> **Recorded information**:

·····

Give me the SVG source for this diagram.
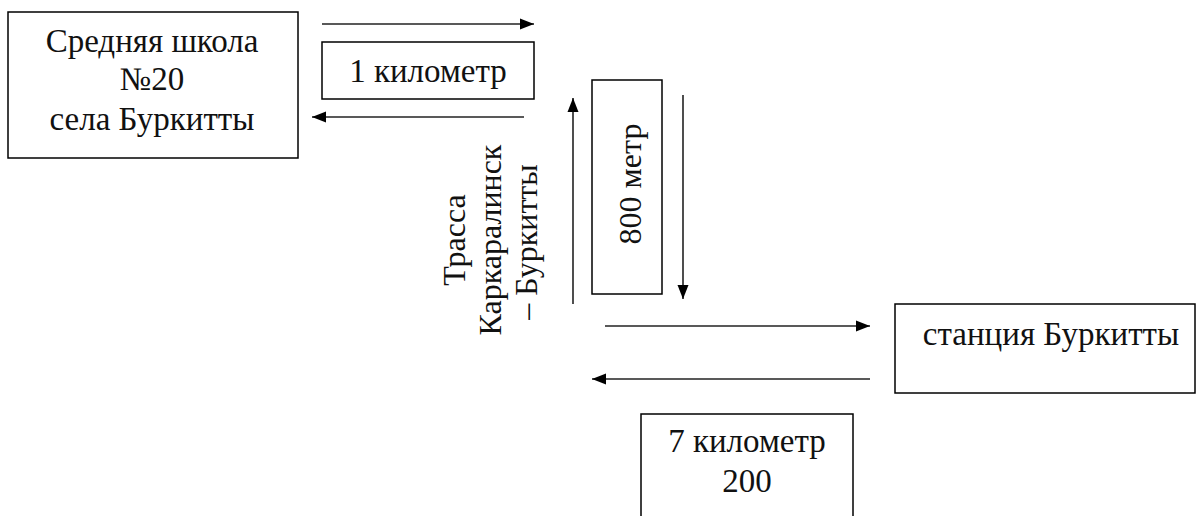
<svg xmlns="http://www.w3.org/2000/svg" width="1197" height="516" viewBox="0 0 1197 516">
<style>
.box{fill:#fff;stroke:#000;stroke-width:1.5}
.c{stroke:#222;stroke-width:1.6;fill:none}
.v{font-size:32px}
</style>
<defs>
<marker id="ah" markerUnits="userSpaceOnUse" markerWidth="14" markerHeight="12" refX="14" refY="6" orient="auto">
<path d="M0,0.5 L14,6 L0,11.5 z" fill="#000"/>
</marker>
</defs>
<rect width="1197" height="516" fill="#fff"/>
<g font-family="Liberation Serif, serif" font-size="33" fill="#111" text-anchor="middle">
<g id="school">
<rect class="box" x="8" y="12" width="290" height="146"/>
<text x="152" y="52">Средняя школа</text>
<text x="152" y="90">№20</text>
<text x="152" y="130">села Буркитты</text>
</g>
<g id="label-1km">
<rect class="box" x="322" y="42" width="212" height="57"/>
<text x="428" y="82">1 километр</text>
</g>
<g id="label-800m">
<rect class="box" x="592" y="80" width="70" height="214"/>
<text class="v" transform="translate(641,184) rotate(-90)">800 метр</text>
</g>
<g id="label-road">
<text class="v" transform="translate(465,240) rotate(-90)">Трасса</text>
<text class="v" transform="translate(501,240) rotate(-90)">Каркаралинск</text>
<text class="v" transform="translate(537,242) rotate(-90)">– Буркитты</text>
</g>
<g id="station">
<rect class="box" x="895" y="304" width="300" height="89"/>
<text x="1051" y="345">станция Буркитты</text>
</g>
<g id="label-7km">
<rect class="box" x="641" y="414" width="212" height="110"/>
<text x="747" y="452">7 километр</text>
<text x="747" y="492">200</text>
</g>
</g>
<g id="connectors">
<line class="c" x1="322" y1="24" x2="534" y2="24" marker-end="url(#ah)"/>
<line class="c" x1="524" y1="117" x2="312" y2="117" marker-end="url(#ah)"/>
<line class="c" x1="573" y1="304" x2="573" y2="98" marker-end="url(#ah)"/>
<line class="c" x1="683" y1="95" x2="683" y2="299" marker-end="url(#ah)"/>
<line class="c" x1="605" y1="326" x2="870" y2="326" marker-end="url(#ah)"/>
<line class="c" x1="870" y1="379" x2="592" y2="379" marker-end="url(#ah)"/>
</g>
</svg>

·····

Every line above should be repeated exactly; pictures stay out of the copy.

Give me the SVG source for this diagram.
<svg xmlns="http://www.w3.org/2000/svg" width="1197" height="516" viewBox="0 0 1197 516">
<style>
.box{fill:#fff;stroke:#000;stroke-width:1.5}
.c{stroke:#222;stroke-width:1.6;fill:none}
.v{font-size:32px}
</style>
<defs>
<marker id="ah" markerUnits="userSpaceOnUse" markerWidth="14" markerHeight="12" refX="14" refY="6" orient="auto">
<path d="M0,0.5 L14,6 L0,11.5 z" fill="#000"/>
</marker>
</defs>
<rect width="1197" height="516" fill="#fff"/>
<g font-family="Liberation Serif, serif" font-size="33" fill="#111" text-anchor="middle">
<g id="school">
<rect class="box" x="8" y="12" width="290" height="146"/>
<text x="152" y="52">Средняя школа</text>
<text x="152" y="90">№20</text>
<text x="152" y="130">села Буркитты</text>
</g>
<g id="label-1km">
<rect class="box" x="322" y="42" width="212" height="57"/>
<text x="428" y="82">1 километр</text>
</g>
<g id="label-800m">
<rect class="box" x="592" y="80" width="70" height="214"/>
<text class="v" transform="translate(641,184) rotate(-90)">800 метр</text>
</g>
<g id="label-road">
<text class="v" transform="translate(465,240) rotate(-90)">Трасса</text>
<text class="v" transform="translate(501,240) rotate(-90)">Каркаралинск</text>
<text class="v" transform="translate(537,242) rotate(-90)">– Буркитты</text>
</g>
<g id="station">
<rect class="box" x="895" y="304" width="300" height="89"/>
<text x="1051" y="345">станция Буркитты</text>
</g>
<g id="label-7km">
<rect class="box" x="641" y="414" width="212" height="110"/>
<text x="747" y="452">7 километр</text>
<text x="747" y="492">200</text>
</g>
</g>
<g id="connectors">
<line class="c" x1="322" y1="24" x2="534" y2="24" marker-end="url(#ah)"/>
<line class="c" x1="524" y1="117" x2="312" y2="117" marker-end="url(#ah)"/>
<line class="c" x1="573" y1="304" x2="573" y2="98" marker-end="url(#ah)"/>
<line class="c" x1="683" y1="95" x2="683" y2="299" marker-end="url(#ah)"/>
<line class="c" x1="605" y1="326" x2="870" y2="326" marker-end="url(#ah)"/>
<line class="c" x1="870" y1="379" x2="592" y2="379" marker-end="url(#ah)"/>
</g>
</svg>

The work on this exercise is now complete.